The Pebble Limited Partnership filed the permit application with the corps in December.

"Our application was sufficient," said Pebble Limited Partnership spokesperson Mike Heatwole, "which means we now officially get to begin the permitting and review process for the Pebble project."

Project details released Jan. 5 would indicate that the Pebble Partnership group has already made substantial changes to its development plans, including alterations that would lessen the negative environmental impact: Notables include a development footprint "less than half the size that was previously published"; they will focus on one specific drainage instead of multiple, limiting it to the North Fork Koktuli; cyanide use has been cut out.

"We've taken a good hard look at the environmental concerns people have raised," Heatwole said. "And the law is the law. There is the Clean Water Act, water standards - we have to meet all those requirements, or we will not get a permit to operate.

"All we have sought, and what's great about this phase, is to get to the starting line, get our project out there, what we actually propose to do."

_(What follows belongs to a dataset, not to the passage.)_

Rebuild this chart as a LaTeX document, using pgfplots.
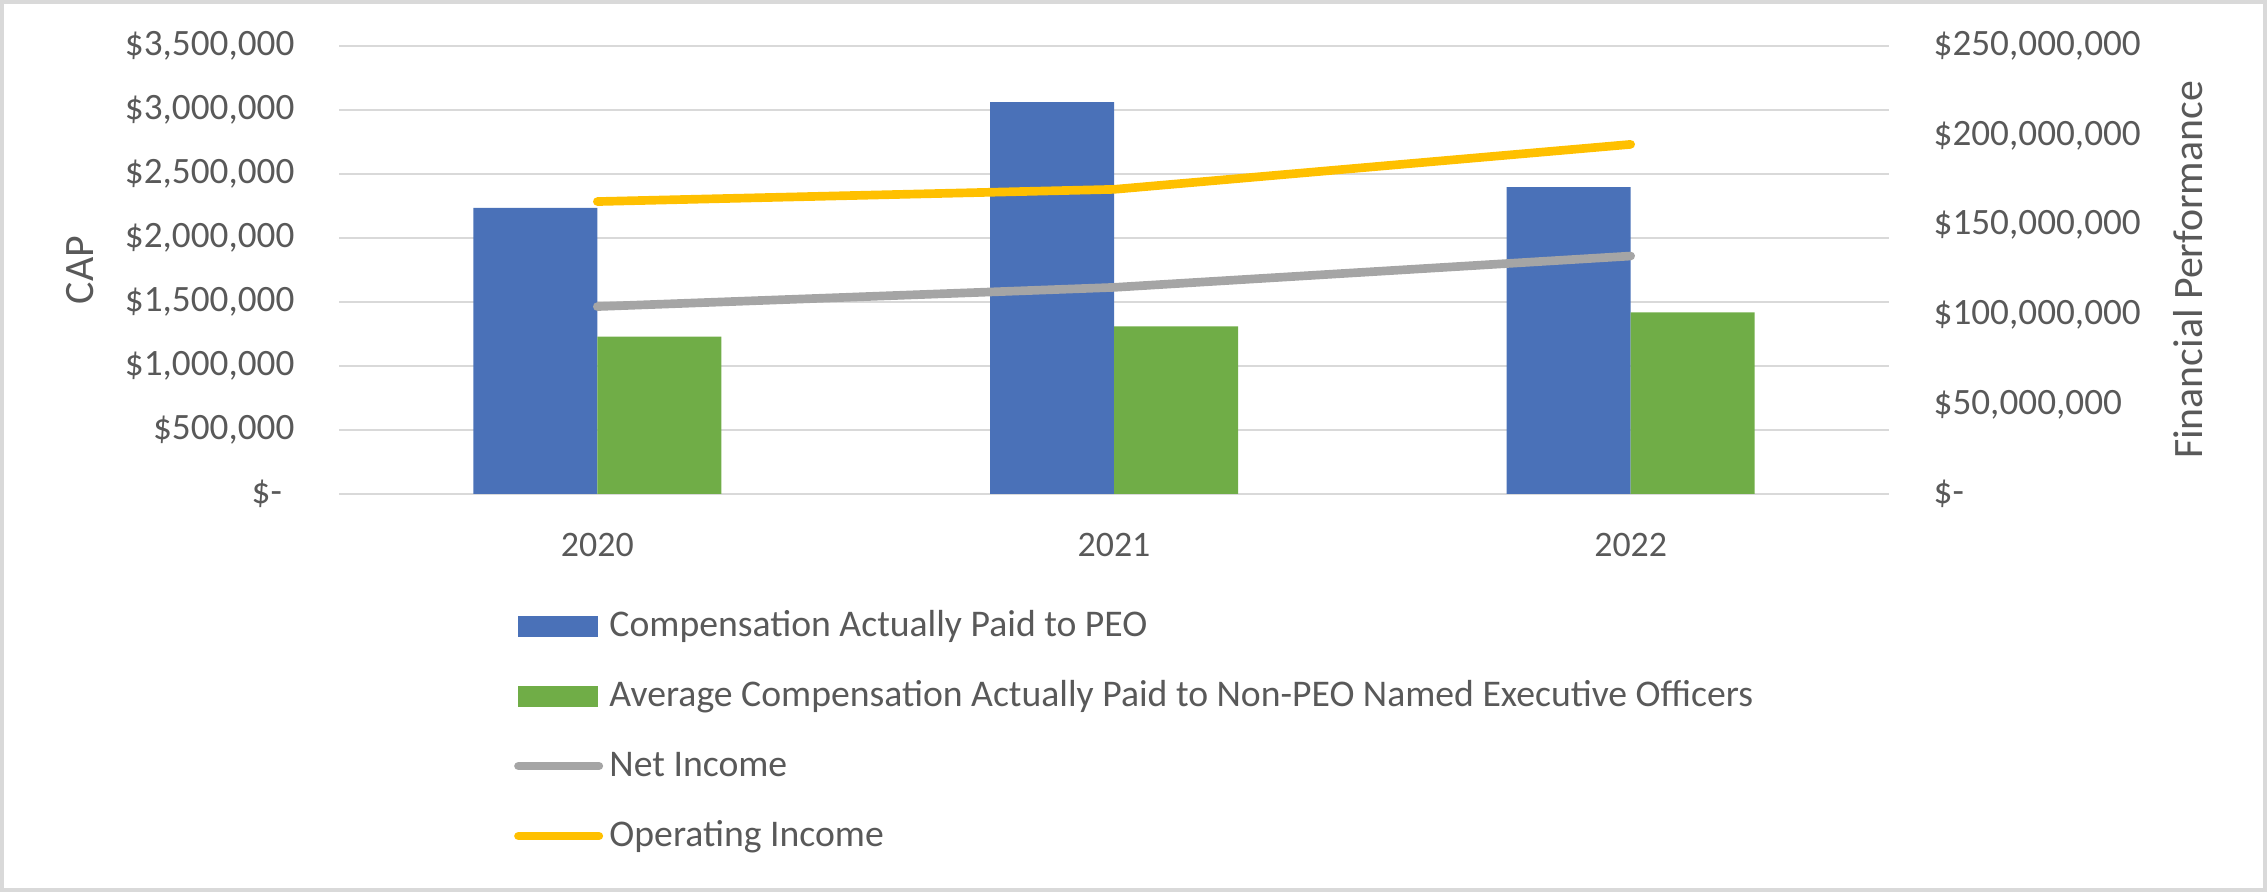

Still, though, the plans include an open pit mine, tailings storage facility, and other infrastructure, such as roads and at least one power plant. Pebble representatives said they envision a mining rate of up to 90 million tons per year, and that the project could be built in just four years should the necessary permits be secured, as the project is "substantially smaller" than prior versions.

Still, critics say the proposal only reinforces concerns about the impact of the project on the Bristol Bay region.

Trustees for Alaska, a group dedicated to sustaining, protecting and representing Alaskan resources, called the deal "a lump of coal from mining companies." They're not the only ones upset about the acceptance of the application.

"The paper the Army Corps is reviewing right now makes us incredibly worried," said Nellie Williams of Trout Unlimited,"because this is just the tip of the iceberg.

"Mining companies don't leave money in the ground," she said. "It's really important that we look at the full picture."

The next big phase includes the naming of a third party contractor which will administer the environmental impact studies. Public comment will also be a large portion of that same phase.